Wind River ist vor allem straight inszeniertes Genrekino, dessen Handlung aus bekannten Formeln besteht: Es gibt das Spurenlesen, die Ermittlungen zweier ungleicher Ermittler, es gibt deren persönliche Befindlichkeiten, biographische Hintergründe, unverarbeitete Traumata bei Cory und die Initiation der jungen, unerfahrenen aber engagierten Ermittlerin.
Es gibt Verfolgungsjagden und undurchsichtige Verdächtige, dazwischen ein paar harte,
eisige Schießereien, schließlich Suspense und die Auflösung der Geheimnisse, sowie einen ziemlichen hässlichen, expliziten Rückblick auf den Gangrape, der dem Tod des Mädchen in der ersten Szene vorausging.

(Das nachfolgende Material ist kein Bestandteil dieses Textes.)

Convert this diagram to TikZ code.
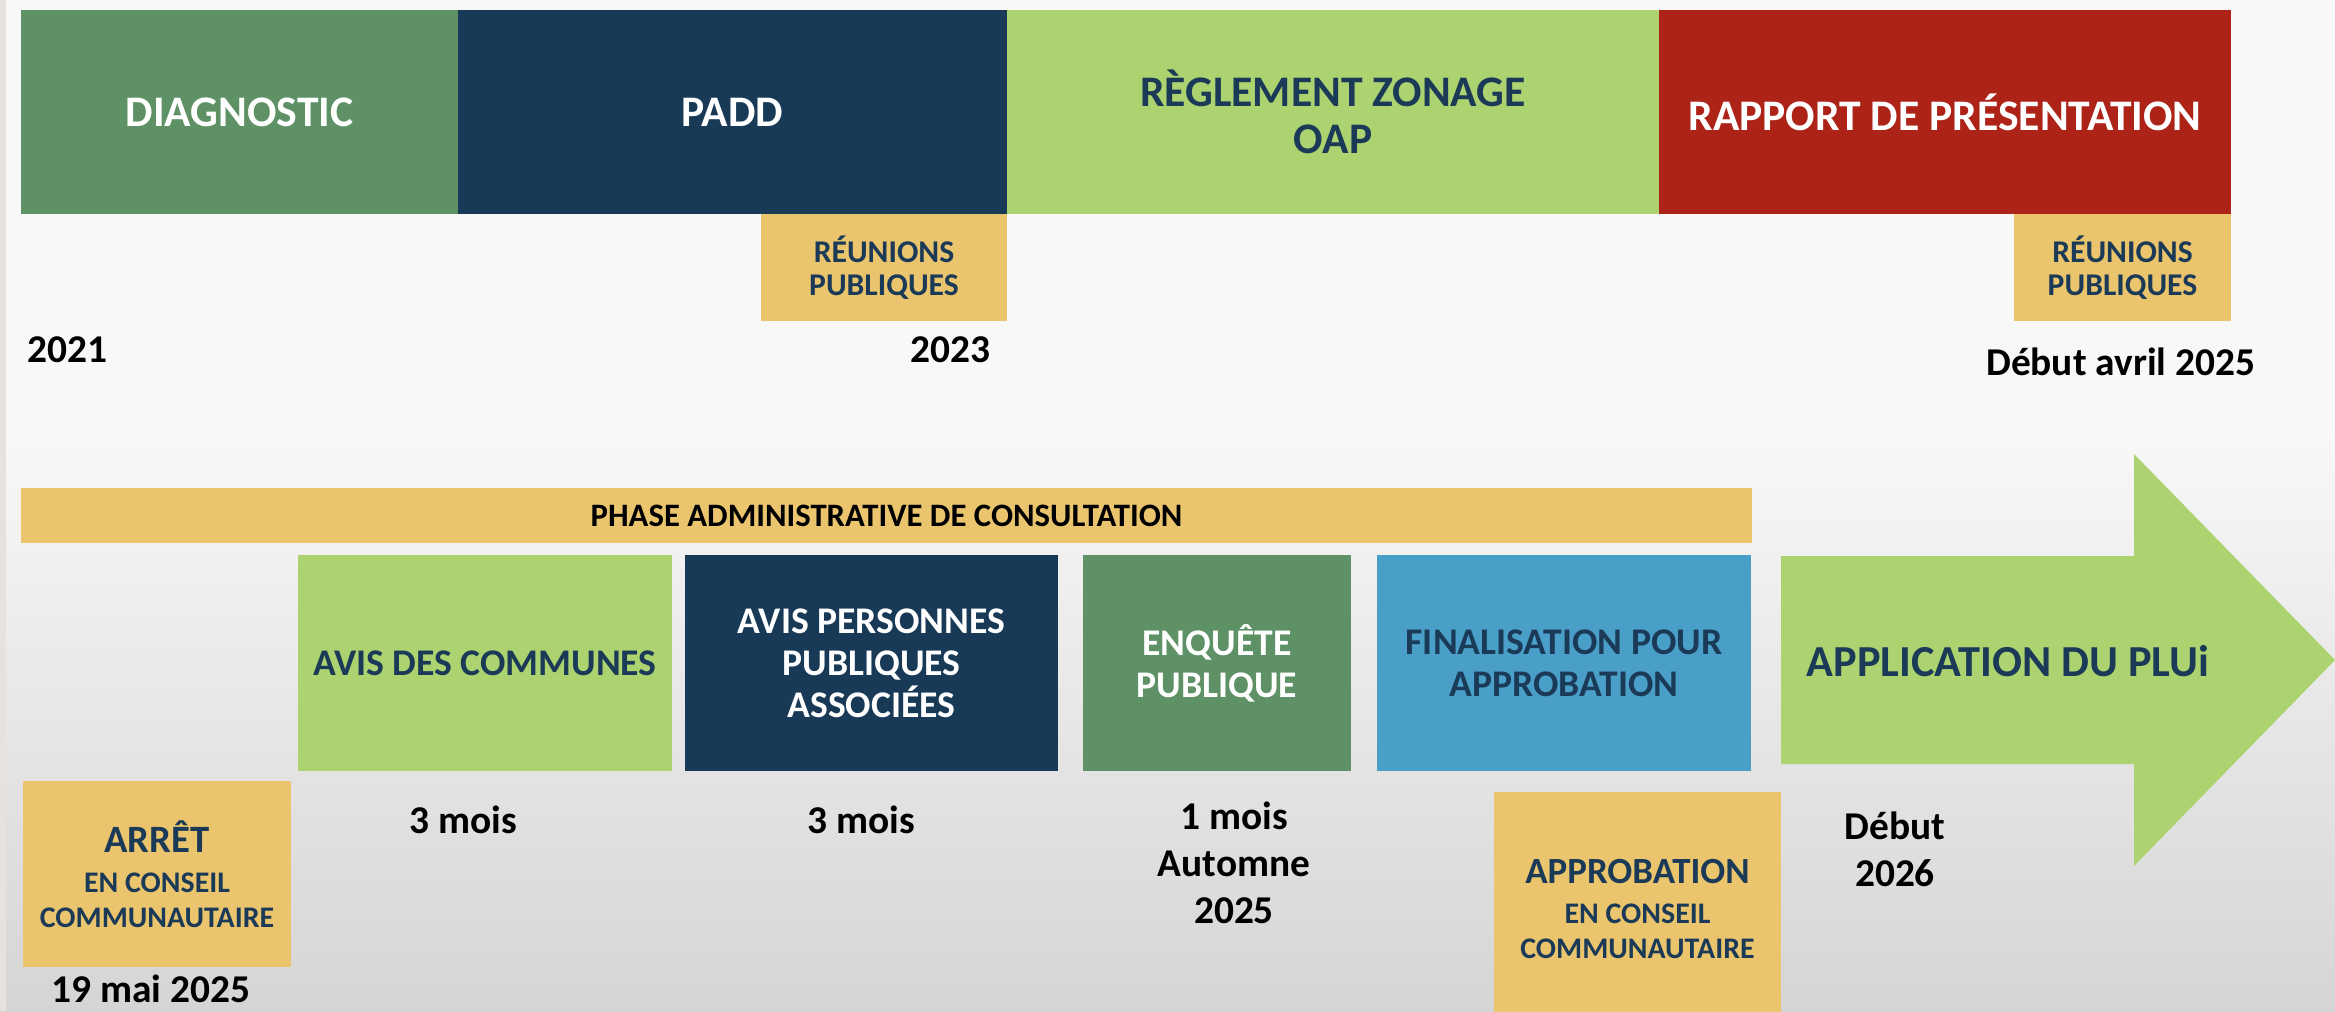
\documentclass[tikz,border=0pt]{standalone}
\usepackage{fontspec}
\setmainfont{Carlito}
\usetikzlibrary{positioning}

\definecolor{sage}{HTML}{5E9266}
\definecolor{navy}{HTML}{183A57}
\definecolor{lime}{HTML}{ADD370}
\definecolor{brick}{HTML}{AD2318}
\definecolor{sand}{HTML}{EAC56D}
\definecolor{sky}{HTML}{4A9FC8}
\definecolor{ink}{HTML}{1B3A57}
\definecolor{bgtop}{HTML}{F8F8F8}
\definecolor{bgbot}{HTML}{D5D5D5}
\definecolor{edge}{HTML}{E6E3DE}

\tikzset{
  bx/.style 2 args={minimum width=#1cm, minimum height=#2cm, inner sep=0pt, align=center},
  big/.style={font=\bfseries\fontsize{12.4}{13.4}\selectfont},
  mid/.style={font=\bfseries\fontsize{10.7}{12}\selectfont},
  small/.style={font=\bfseries\fontsize{9}{9.4}\selectfont},
  date/.style={inner sep=0pt, align=center, text=black, font=\bfseries\fontsize{11.2}{13.4}\selectfont},
}

\begin{document}
\begin{tikzpicture}[x=0.01cm, y=-0.01cm]
    \useasboundingbox (0,0) rectangle (2335,1011);
    \clip (0,0) rectangle (2335,1011);
    % background
    \fill[bgtop] (0,0) rectangle (2335,1011);
    \shade[top color=bgtop, bottom color=bgbot] (0,430) rectangle (2335,1011);
    \fill[edge] (0,0) rectangle (6,1011);

    % elaboration
    \node[bx={4.37}{2.04}, fill=sage, big, text=white] (diag) at (239.5,112) {DIAGNOSTIC};
    \node[bx={5.49}{2.04}, fill=navy, big, text=white] (padd) at (732.5,112) {PADD};
    \node[bx={6.52}{2.04}, fill=lime, big, text=ink] (regl) at (1333,112) {RÈGLEMENT ZONAGE\\OAP};
    \node[bx={5.72}{2.04}, fill=brick, big, text=white] (rapp) at (1945,112) {RAPPORT DE PRÉSENTATION};
    \node[bx={2.46}{1.07}, fill=sand, small, text=ink] (reun1) at (884,267.5) {RÉUNIONS\\PUBLIQUES};
    \node[bx={2.17}{1.07}, fill=sand, small, text=ink] (reun2) at (2122.5,267.5) {RÉUNIONS\\PUBLIQUES};
    \node[date, anchor=west] (y2021) at (27,350) {2021};
    \node[date, anchor=east] (y2023) at (991,350) {2023};
    \node[date, anchor=east] (avril) at (2256,362) {Début avril 2025};

    % consultation
    \node[bx={17.29}{0.55}, fill=sand, text=black, font=\bfseries\fontsize{9.3}{10}\selectfont] (phase) at (886.5,515.5) {PHASE ADMINISTRATIVE DE CONSULTATION};
    \node[bx={3.74}{2.16}, fill=lime, mid, text=ink] (comm) at (485,663) {AVIS DES COMMUNES};
    \node[bx={3.73}{2.16}, fill=navy, mid, text=white] (ppa) at (871.5,663) {AVIS PERSONNES\\PUBLIQUES\\ASSOCIÉES};
    \node[bx={2.68}{2.16}, fill=sage, mid, text=white] (enq) at (1217,663) {ENQUÊTE\\PUBLIQUE};
    \node[bx={3.74}{2.16}, fill=sky, mid, text=ink] (fin) at (1564,663) {FINALISATION POUR\\APPROBATION};
    \fill[lime] (1781,556) -- (2134,556) -- (2134,454) -- (2335,660) -- (2134,866) -- (2134,764) -- (1781,764) -- cycle;
    \node[inner sep=0pt, text=ink, font=\bfseries\fontsize{12.6}{13}\selectfont] (plui) at (2008,661) {APPLICATION DU PLUi};

    \node[bx={2.68}{1.86}, fill=sand, text=ink, font=\bfseries\fontsize{8.5}{10}\selectfont] (arret) at (157,874)
        {{\fontsize{11}{11}\selectfont ARRÊT}\\[1.5pt] EN CONSEIL\\ COMMUNAUTAIRE};
    \node[date] (mai) at (151,989) {19 mai 2025};
    \node[date] (dur1) at (463,820) {3 mois};
    \node[date] (dur2) at (861,820) {3 mois};
    \node[date] (dur3) at (1234,863) {1 mois\\Automne\\2025};
    \node[bx={2.87}{2.34}, fill=sand, text=ink, font=\bfseries\fontsize{8.5}{10}\selectfont] (appro) at (1637.5,909)
        {{\fontsize{10.5}{10.5}\selectfont APPROBATION}\\[1.5pt] EN CONSEIL\\ COMMUNAUTAIRE};
    \node[date] (debut) at (1895,849) {Début\\2026};
\end{tikzpicture}
\end{document}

Es ist auch eingewoben in klassische Americana, die Erzählung eines Landes und einer Nation, der Melange aus zwei Seiten, den Indianern und den Weißen, dem Eis und dem Feuer. Terry Sheridan, in Hollywood bekannt als Schauspieler, hat sich zuletzt auch zum gefeierten Drehbuchautor gemausert, seit er die Scripts für Denis Villeneuves Sicario und Hell or High Water von David Mackenzie schrieb. Auch zu seinem ersten eigenen Film Wind River schrieb er das Drehbuch. Sheridans Regiedebüt lebt von den Gegensätzen seiner Geschichte. Sein Amerika hat Abgründe und viele Gesichter. Dies ist ein Film, in dem die Gewalt ein untrennbarer Teil Amerikas ist, und sich mit elementarer Wucht ereignet.
Am Ende dieses unbedingt sehenswerten Kinofilms gibt es noch einmal eine Schießerei, die sich mit unmittelbarer, fürs Hollywoodkino ungewöhnlicher Direktheit ereignet.
Früher starb man noch an einer Schusswunde – hier schießt man einfach weiter, hier geht es nicht so einfach. Für die Bösen nicht, und für die Guten schon gar nicht.